Problem requirements => Print the records below exactly, starting at the first line and stopping after the line that contains "ax.axis('off')". Leave out any pictures.

─── Available records

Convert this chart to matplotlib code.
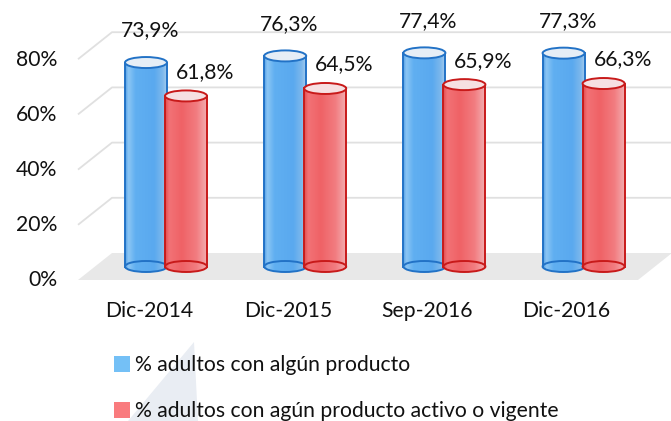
import numpy as np
import matplotlib
matplotlib.use('Agg')
import matplotlib.pyplot as plt
from matplotlib.path import Path
from matplotlib.patches import PathPatch, Ellipse, Polygon, Rectangle
from matplotlib.colors import LinearSegmentedColormap

# ---------------- data ----------------
categories = ['Dic-2014', 'Dic-2015', 'Sep-2016', 'Dic-2016']
algun_producto = [73.9, 76.3, 77.4, 77.3]
producto_activo = [61.8, 64.5, 65.9, 66.3]
series_names = ['% adultos con algún producto',
                '% adultos con agún producto activo o vigente']
y_ticks = [0, 20, 40, 60, 80]

# ---------------- layout ----------------
W, H = 671, 421
FONT = 'Lato'
FS = 15.2
TXT = '#111111'

fig = plt.figure(figsize=(W / 100, H / 100), dpi=100)
ax = fig.add_axes([0, 0, 1, 1])
ax.axis('off')

PXX = 139.2   # pixels per category
PXY = 2.76    # pixels per percent
X0 = 166.0    # pixel x of first group centre
Y0 = 266.5    # pixel y (from top) of the 0 % level
XLIM = (-X0 / PXX, (W - X0) / PXX)
YLIM = ((Y0 - H) / PXY, Y0 / PXY)


def xpx(p):
    return (p - X0) / PXX


def ypx(p):
    return (Y0 - p) / PXY


DX = 17 / PXX     # half depth, x
DY = 13.5 / PXY   # half depth, y
CW = 42 / PXX     # cylinder width
EH = 11 / PXY     # ellipse height
OFF = 20 / PXX    # half distance between the two cylinders

# floor
floor = Polygon([(xpx(78), -DY), (xpx(638), -DY), (xpx(672), DY), (xpx(112), DY)],
                closed=True, facecolor='#e8e8e8', edgecolor='none', zorder=1)
ax.add_patch(floor)

# gridlines (3-D wall)
for v in y_ticks[1:]:
    ax.plot([xpx(78), xpx(112), xpx(672)], [v - DY, v + DY, v + DY],
            color='#e0e0e0', lw=1.3, zorder=1, solid_capstyle='butt')

# y tick labels
for v in y_ticks:
    ax.text(xpx(57), v - DY - 6.5 / PXY, f'{v}%', ha='right', va='baseline',
            fontsize=FS, family=FONT, color=TXT)

blue_cmap = LinearSegmentedColormap.from_list('b', [
    (0.0, '#4f9de6'), (0.08, '#8cc6f4'), (0.25, '#60aff1'),
    (0.7, '#5aa9ef'), (0.9, '#7db8ec'), (1.0, '#a4cbee')])
red_cmap = LinearSegmentedColormap.from_list('r', [
    (0.0, '#e24a4c'), (0.1, '#f27276'), (0.4, '#ef6266'),
    (0.75, '#f27c80'), (1.0, '#f3adb0')])


def cylinder(xc, v, cmap, edge, topfill, z):
    x0, x1 = xc - CW / 2, xc + CW / 2
    t = np.linspace(np.pi, 2 * np.pi, 60)
    bx = xc + CW / 2 * np.cos(t)
    by = EH / 2 * np.sin(t)
    verts = [(x0, v)] + list(zip(bx, by)) + [(x1, v), (x0, v)]
    patch = PathPatch(Path(verts, closed=True), facecolor='none', edgecolor='none', zorder=z)
    ax.add_patch(patch)
    grad = np.linspace(0, 1, 256).reshape(1, -1)
    im = ax.imshow(grad, cmap=cmap, extent=[x0, x1, -EH / 2, v], aspect='auto',
                   interpolation='bilinear', zorder=z)
    im.set_clip_path(patch)
    ax.add_patch(Ellipse((xc, 0), CW, EH, fill=False, edgecolor=edge, lw=1.4, zorder=z + 0.1))
    ax.plot([x0, x0], [0, v], color=edge, lw=1.4, zorder=z + 0.1)
    ax.plot([x1, x1], [0, v], color=edge, lw=1.4, zorder=z + 0.1)
    ax.add_patch(Ellipse((xc, v), CW, EH, facecolor=topfill, edgecolor=edge, lw=1.4, zorder=z + 0.2))


for i, cat in enumerate(categories):
    vb = algun_producto[i]
    vr = producto_activo[i]
    cylinder(i - OFF, vb, blue_cmap, '#2272c6', '#e6eef6', 3 + i)
    cylinder(i + OFF, vr, red_cmap, '#c81a1a', '#f6e0e2', 3.5 + i)
    ax.text(i - OFF + 4 / PXX, vb + 26 / PXY, f'{vb:.1f}%'.replace('.', ','),
            ha='center', va='baseline', fontsize=FS, family=FONT, color=TXT, zorder=20)
    ax.text(i + OFF + 19 / PXX, vr + 18 / PXY, f'{vr:.1f}%'.replace('.', ','),
            ha='center', va='baseline', fontsize=FS, family=FONT, color=TXT, zorder=20)
    ax.text(i - DX, ypx(316.7), cat, ha='center', va='baseline',
            fontsize=FS, family=FONT, color=TXT)

# faint triangle artefact at the bottom
ax.add_patch(Polygon([(xpx(128), ypx(421)), (xpx(194), ypx(342)), (xpx(198), ypx(421))],
                     closed=True, facecolor='#e9edf3', edgecolor='none', zorder=0.5))

# legend
leg_colors = ['#74c0f6', '#f97b7e']
leg_base = [371, 417]
for name, col, base in zip(series_names, leg_colors, leg_base):
    ax.add_patch(Rectangle((xpx(114), ypx(base + 1)), 16 / PXX, 16 / PXY,
                           facecolor=col, edgecolor='none', zorder=5))
    ax.text(xpx(135), ypx(base), name, ha='left', va='baseline',
            fontsize=FS, family=FONT, color=TXT, zorder=6)

ax.set_xlim(*XLIM)
ax.set_ylim(*YLIM)
fig.savefig('out.png', dpi=100)
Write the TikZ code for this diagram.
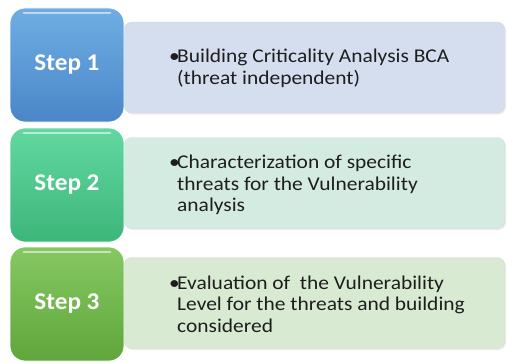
\documentclass[tikz,border=0pt]{standalone}
\usepackage{fontspec}
\setmainfont{Carlito}
\newfontfamily\bodyfont[FakeStretch=1.1]{Carlito}
\newfontfamily\stepfont[FakeStretch=1.05]{Carlito}
\usetikzlibrary{shadows}
\definecolor{boneT}{HTML}{6FAEE4}
\definecolor{boneB}{HTML}{4A86C8}
\definecolor{btwoT}{HTML}{62D8A0}
\definecolor{btwoB}{HTML}{3DB67A}
\definecolor{bthrT}{HTML}{86C862}
\definecolor{bthrB}{HTML}{5FA63C}
\definecolor{tone}{HTML}{D5DEEF}
\definecolor{ttwo}{HTML}{D4EBE1}
\definecolor{tthr}{HTML}{D8EAD2}
\definecolor{txt}{HTML}{1E1E1E}
\tikzset{
  stepbox/.style={rounded corners=15pt, minimum width=114pt, minimum height=114pt,
    inner sep=0pt, text=white, font=\stepfont\fontsize{24}{28}\selectfont\bfseries,
    draw=white, line width=0.8pt},
  textbox/.style={rounded corners=8pt, minimum width=381pt, minimum height=91pt,
    inner sep=0pt, draw=white!85!black, line width=0.4pt,
    drop shadow={shadow xshift=1pt, shadow yshift=-1.5pt, opacity=0.15}},
  bullettext/.style={anchor=west, inner sep=0pt, text=txt,
    font=\bodyfont\fontsize{19.5}{21.5}\selectfont}
}
\newcommand{\btext}[1]{\makebox[8pt][l]{\textbullet}\parbox[t]{320pt}{\raggedright #1}}
\begin{document}
\begin{tikzpicture}[x=1pt,y=-1pt]
\useasboundingbox (0,0) rectangle (508,361);
% text boxes
\node[textbox, fill=tone] (t1) at (314.5,67.5) {};
\node[textbox, fill=ttwo] (t2) at (314.5,183) {};
\node[textbox, fill=tthr] (t3) at (314.5,303) {};
% step boxes
\node[stepbox, top color=boneT, bottom color=boneB] (s1) at (67,65) {Step 1};
\node[stepbox, top color=btwoT, bottom color=btwoB] (s2) at (67,185) {Step 2};
\node[stepbox, top color=bthrT, bottom color=bthrB] (s3) at (67,304) {Step 3};
% glossy highlights
\foreach \n in {s1,s2,s3}{
  \draw[white, opacity=0.55, line width=2pt, line cap=round]
    ([xshift=14pt,yshift=-5pt]\n.north west) -- ([xshift=-14pt,yshift=-5pt]\n.north east);
}
% texts
\node[bullettext] (x1) at (169,68.5) {\btext{Building Criticality Analysis BCA\\ (threat independent)}};
\node[bullettext] (x2) at (169,185) {\btext{Characterization of specific\\ threats for the Vulnerability\\ analysis}};
\node[bullettext] (x3) at (169,304) {\btext{Evaluation of\ \ the Vulnerability\\ Level for the threats and building\\ considered}};
\end{tikzpicture}
\end{document}
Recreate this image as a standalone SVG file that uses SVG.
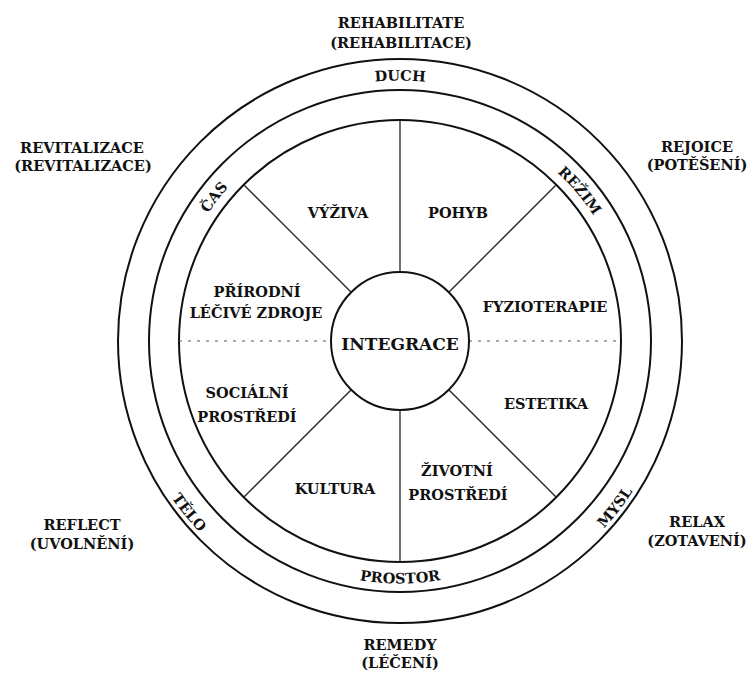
<svg xmlns="http://www.w3.org/2000/svg" xmlns:xlink="http://www.w3.org/1999/xlink" width="751" height="675" viewBox="0 0 751 675">
<style>
text{font-family:"DejaVu Serif","Liberation Serif",serif;font-weight:bold;font-size:14.5px;fill:#111;text-anchor:middle}
.big{font-size:17px}
.ring{fill:none;stroke:#111;stroke-width:2}
.ln{stroke:#222;stroke-width:1.3;fill:none}
.dot{stroke:#555;stroke-width:1;stroke-dasharray:3 6;fill:none}
</style>
<defs>
<path id="cw260" d="M139.5,341 A260.5,260.5 0 0 1 660.5,341 A260.5,260.5 0 0 1 139.5,341"/>
<path id="cw230" d="M169.5,341 A230.5,230.5 0 0 1 630.5,341 A230.5,230.5 0 0 1 169.5,341"/>
<path id="ccw242" d="M157.5,341 A242.5,242.5 0 0 0 642.5,341 A242.5,242.5 0 0 0 157.5,341"/>
<path id="ccw277" d="M123,341 A277,277 0 0 0 677,341 A277,277 0 0 0 123,341"/>
</defs>
<rect width="751" height="675" fill="#fff"/>
<g id="rings">
<circle class="ring" cx="400" cy="341" r="282"/>
<circle class="ring" cx="400" cy="341" r="251"/>
<circle class="ring" cx="400" cy="341" r="221"/>
</g>
<g id="connectors">
<line class="ln" x1="400" y1="120" x2="400" y2="272"/>
<line class="ln" x1="400" y1="410" x2="400" y2="562"/>
<line class="dot" x1="179" y1="341" x2="331" y2="341"/>
<line class="dot" x1="469" y1="341" x2="621" y2="341"/>
<line class="ln" x1="351.2" y1="292.2" x2="243.7" y2="184.7"/>
<line class="ln" x1="448.8" y1="292.2" x2="556.3" y2="184.7"/>
<line class="ln" x1="351.2" y1="389.8" x2="243.7" y2="497.3"/>
<line class="ln" x1="448.8" y1="389.8" x2="556.3" y2="497.3"/>
</g>
<g id="integrace">
<circle class="ring" cx="400" cy="341" r="69"/>
<text class="big" x="400" y="350">INTEGRACE</text>
</g>
<g id="vyziva"><text x="338" y="218">VÝŽIVA</text></g>
<g id="pohyb"><text x="458" y="218">POHYB</text></g>
<g id="prirodni"><text x="257" y="297">PŘÍRODNÍ</text><text x="256" y="318">LÉČIVÉ ZDROJE</text></g>
<g id="fyzioterapie"><text x="545" y="312">FYZIOTERAPIE</text></g>
<g id="socialni"><text x="247" y="398">SOCIÁLNÍ</text><text x="247" y="422">PROSTŘEDÍ</text></g>
<g id="estetika"><text x="546" y="409">ESTETIKA</text></g>
<g id="kultura"><text x="335" y="494">KULTURA</text></g>
<g id="zivotni"><text x="457" y="476">ŽIVOTNÍ</text><text x="458" y="500">PROSTŘEDÍ</text></g>
<g id="duch"><text><textPath xlink:href="#cw260" startOffset="409.2">DUCH</textPath></text></g>
<g id="cas"><text><textPath xlink:href="#cw230" startOffset="151.7">ČAS</textPath></text></g>
<g id="rezim"><text><textPath xlink:href="#cw230" startOffset="563.2">REŽIM</textPath></text></g>
<g id="prostor"><text><textPath xlink:href="#ccw242" startOffset="380.9">PROSTOR</textPath></text></g>
<g id="telo"><text><textPath xlink:href="#ccw277" startOffset="189">TĚLO</textPath></text></g>
<g id="mysl"><text><textPath xlink:href="#ccw277" startOffset="687.5">MYSL</textPath></text></g>
<g id="rehabilitate"><text x="401" y="28">REHABILITATE</text><text x="401" y="48">(REHABILITACE)</text></g>
<g id="revitalizace"><text x="82" y="153">REVITALIZACE</text><text x="83" y="171">(REVITALIZACE)</text></g>
<g id="rejoice"><text x="697" y="152">REJOICE</text><text x="697" y="170">(POTĚŠENÍ)</text></g>
<g id="reflect"><text x="82" y="530">REFLECT</text><text x="82" y="549">(UVOLNĚNÍ)</text></g>
<g id="relax"><text x="697" y="527">RELAX</text><text x="697" y="546">(ZOTAVENÍ)</text></g>
<g id="remedy"><text x="400" y="650">REMEDY</text><text x="400" y="668">(LÉČENÍ)</text></g>
</svg>
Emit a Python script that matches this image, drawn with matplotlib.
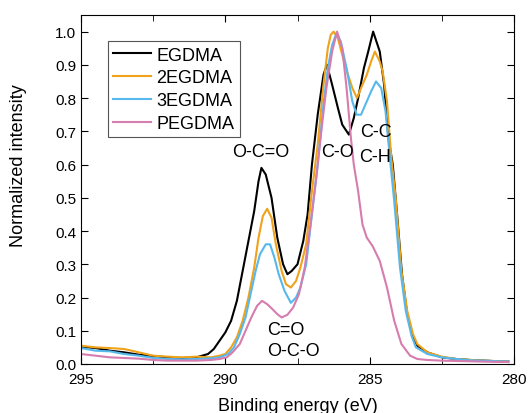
import matplotlib.pyplot as plt
import numpy as np

plt.rcParams['font.family'] = ['Liberation Sans', 'DejaVu Sans']

# binding energy (eV) and normalized intensity
e_egdma = [295, 294.5, 294, 293.5, 293, 292.5, 292, 291.5, 291, 290.6, 290.4, 290.2, 290.0,
           289.8, 289.6, 289.4, 289.2, 289.0, 288.85, 288.75, 288.6, 288.4, 288.2, 288.0,
           287.85, 287.7, 287.5, 287.3, 287.15, 287.0, 286.8, 286.6, 286.48, 286.3, 286.1,
           285.95, 285.72, 285.55, 285.4, 285.2, 285.05, 284.88, 284.65, 284.5, 284.35,
           284.2, 284.05, 283.88, 283.7, 283.5, 283.35, 283.0, 282.5, 282.0, 281.5, 281.0,
           280.5, 280.2]
i_egdma = [0.052, 0.048, 0.04, 0.035, 0.028, 0.024, 0.02, 0.018, 0.02, 0.03, 0.045, 0.07, 0.095,
           0.13, 0.19, 0.28, 0.37, 0.46, 0.55, 0.59, 0.57, 0.50, 0.38, 0.30,
           0.27, 0.28, 0.30, 0.37, 0.45, 0.60, 0.75, 0.87, 0.90, 0.84, 0.77,
           0.72, 0.69, 0.74, 0.80, 0.89, 0.94, 1.0, 0.94, 0.84, 0.68,
           0.60, 0.45, 0.27, 0.15, 0.08, 0.055, 0.035, 0.02, 0.015, 0.012, 0.01,
           0.008, 0.008]

e_2egdma = [295, 294.5, 294, 293.5, 293, 292.5, 292, 291.5, 291, 290.5, 290.2, 290.0, 289.8,
            289.6, 289.4, 289.2, 289.0, 288.85, 288.7, 288.55, 288.4, 288.25, 288.05, 287.9,
            287.73, 287.55, 287.4, 287.2, 287.0, 286.8, 286.6, 286.45, 286.35, 286.25, 286.1,
            285.95, 285.75, 285.6, 285.44, 285.3, 285.1, 284.95, 284.82, 284.65, 284.55,
            284.4, 284.25, 284.1, 283.9, 283.7, 283.5, 283.35, 283.0, 282.5, 282.0, 281.5,
            281.0, 280.5, 280.2]
i_2egdma = [0.055, 0.05, 0.048, 0.045, 0.035, 0.025, 0.022, 0.02, 0.022, 0.02, 0.025, 0.03, 0.05,
            0.08, 0.13, 0.20, 0.29, 0.38, 0.445, 0.467, 0.44, 0.36, 0.28, 0.24,
            0.23, 0.25, 0.29, 0.36, 0.52, 0.66, 0.84, 0.95, 0.99, 1.0, 0.98,
            0.93, 0.87, 0.83, 0.80, 0.83, 0.87, 0.91, 0.94, 0.91, 0.88,
            0.79, 0.62, 0.50, 0.28, 0.16, 0.09, 0.06, 0.035, 0.022, 0.015, 0.012,
            0.01, 0.008, 0.008]

e_3egdma = [295, 294.5, 294, 293.5, 293, 292.5, 292, 291.5, 291, 290.5, 290.2, 289.9, 289.7,
            289.5, 289.3, 289.1, 288.95, 288.8, 288.6, 288.45, 288.3, 288.15, 287.95, 287.73,
            287.55, 287.4, 287.2, 287.0, 286.8, 286.6, 286.45, 286.3, 286.15, 286.0, 285.8,
            285.6, 285.45, 285.3, 285.1, 284.95, 284.78, 284.6, 284.45, 284.3, 284.15,
            283.95, 283.75, 283.55, 283.4, 283.0, 282.5, 282.0, 281.5, 281.0, 280.5, 280.2]
i_3egdma = [0.048, 0.04, 0.038, 0.03, 0.025, 0.018, 0.015, 0.014, 0.015, 0.017, 0.02, 0.03, 0.05,
            0.09, 0.14, 0.22, 0.28, 0.33, 0.36, 0.36, 0.32, 0.27, 0.22, 0.184,
            0.20, 0.23, 0.30, 0.45, 0.60, 0.78, 0.89, 0.96, 0.995, 0.97, 0.89,
            0.79, 0.75, 0.75, 0.79, 0.82, 0.85, 0.83, 0.76, 0.62, 0.49,
            0.29, 0.16, 0.085, 0.05, 0.03, 0.02, 0.015, 0.011, 0.01, 0.008, 0.008]

e_pegdma = [295, 294.5, 294, 293.5, 293, 292.5, 292, 291.5, 291, 290.5, 290.2, 289.95, 289.75,
            289.5, 289.3, 289.1, 288.9, 288.73, 288.55, 288.38, 288.2, 288.05, 287.85, 287.65,
            287.45, 287.25, 287.05, 286.85, 286.65, 286.5, 286.3, 286.13, 285.95, 285.8,
            285.65, 285.55, 285.4, 285.25, 285.1, 284.9, 284.65, 284.4, 284.15, 283.9,
            283.6, 283.35, 283.0, 282.5, 282.0, 281.5, 281.0, 280.5, 280.2]
i_pegdma = [0.03, 0.025, 0.02, 0.018, 0.016, 0.012, 0.01, 0.01, 0.01, 0.012, 0.015, 0.02, 0.035,
            0.06, 0.10, 0.14, 0.175, 0.19, 0.18, 0.166, 0.15, 0.14, 0.148, 0.17,
            0.21, 0.29, 0.42, 0.56, 0.72, 0.83, 0.94, 1.0, 0.95, 0.83,
            0.68, 0.60, 0.52, 0.42, 0.38, 0.355, 0.31, 0.23, 0.13, 0.06,
            0.025, 0.015, 0.012, 0.01, 0.009, 0.008, 0.007, 0.006, 0.006]

series = [
    ('EGDMA', e_egdma, i_egdma, 'black'),
    ('2EGDMA', e_2egdma, i_2egdma, '#EFA21A'),
    ('3EGDMA', e_3egdma, i_3egdma, '#56B8EC'),
    ('PEGDMA', e_pegdma, i_pegdma, '#D67CAE'),
]

fig = plt.figure(figsize=(5.28, 4.14), dpi=100)
ax = fig.add_axes([0.1534, 0.1184, 0.8201, 0.843])

for name, e, i, c in series:
    ax.plot(e, i, color=c, lw=1.5, label=name)

ax.set_xlim(295, 280)
ax.set_ylim(0, 1.05)
ax.set_xticks([295, 290, 285, 280])
ax.set_xticks([292.5, 287.5, 282.5], minor=True)
ax.set_yticks(np.arange(0, 1.01, 0.1))
ax.set_yticklabels(['%.1f' % v for v in np.arange(0, 1.01, 0.1)])
ax.tick_params(which='both', direction='in', top=True, right=True, labelsize=11)
ax.tick_params(which='major', length=5)
ax.tick_params(which='minor', length=4)
ax.tick_params(axis='x', pad=6)
ax.tick_params(axis='y', labelright=False)

ax.set_xlabel('Binding energy (eV)', fontsize=13, labelpad=8)
ax.set_ylabel('Normalized intensity', fontsize=13)
ax.yaxis.set_label_coords(-0.125, 0.57)

ax.text(288.77, 0.64, 'O-C=O', fontsize=13, ha='center', va='center')
ax.text(286.1, 0.64, 'C-O', fontsize=13, ha='center', va='center')
ax.text(284.8, 0.70, 'C-C', fontsize=13, ha='center', va='center')
ax.text(284.8, 0.625, 'C-H', fontsize=13, ha='center', va='center')
ax.text(288.56, 0.105, 'C=O', fontsize=13, ha='left', va='center')
ax.text(288.56, 0.04, 'O-C-O', fontsize=13, ha='left', va='center')

leg = ax.legend(loc='upper left', bbox_to_anchor=(0.062, 0.925), fontsize=13,
                frameon=True, fancybox=False, edgecolor='#555555', framealpha=1,
                handlelength=2.1, handletextpad=0.3, borderpad=0.3, labelspacing=0.32,
                borderaxespad=0)
leg.get_frame().set_linewidth(0.8)

fig.savefig('out.png', dpi=100)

──────

Exercise output =>
Convert this chart to matplotlib code.
import numpy as np
import matplotlib
matplotlib.use('Agg')
import matplotlib.pyplot as plt
from matplotlib.path import Path
from matplotlib.patches import PathPatch, Ellipse, Polygon, Rectangle
from matplotlib.colors import LinearSegmentedColormap

# ---------------- data ----------------
categories = ['Dic-2014', 'Dic-2015', 'Sep-2016', 'Dic-2016']
algun_producto = [73.9, 76.3, 77.4, 77.3]
producto_activo = [61.8, 64.5, 65.9, 66.3]
series_names = ['% adultos con algún producto',
                '% adultos con agún producto activo o vigente']
y_ticks = [0, 20, 40, 60, 80]

# ---------------- layout ----------------
W, H = 671, 421
FONT = 'Lato'
FS = 15.2
TXT = '#111111'

fig = plt.figure(figsize=(W / 100, H / 100), dpi=100)
ax = fig.add_axes([0, 0, 1, 1])
ax.axis('off')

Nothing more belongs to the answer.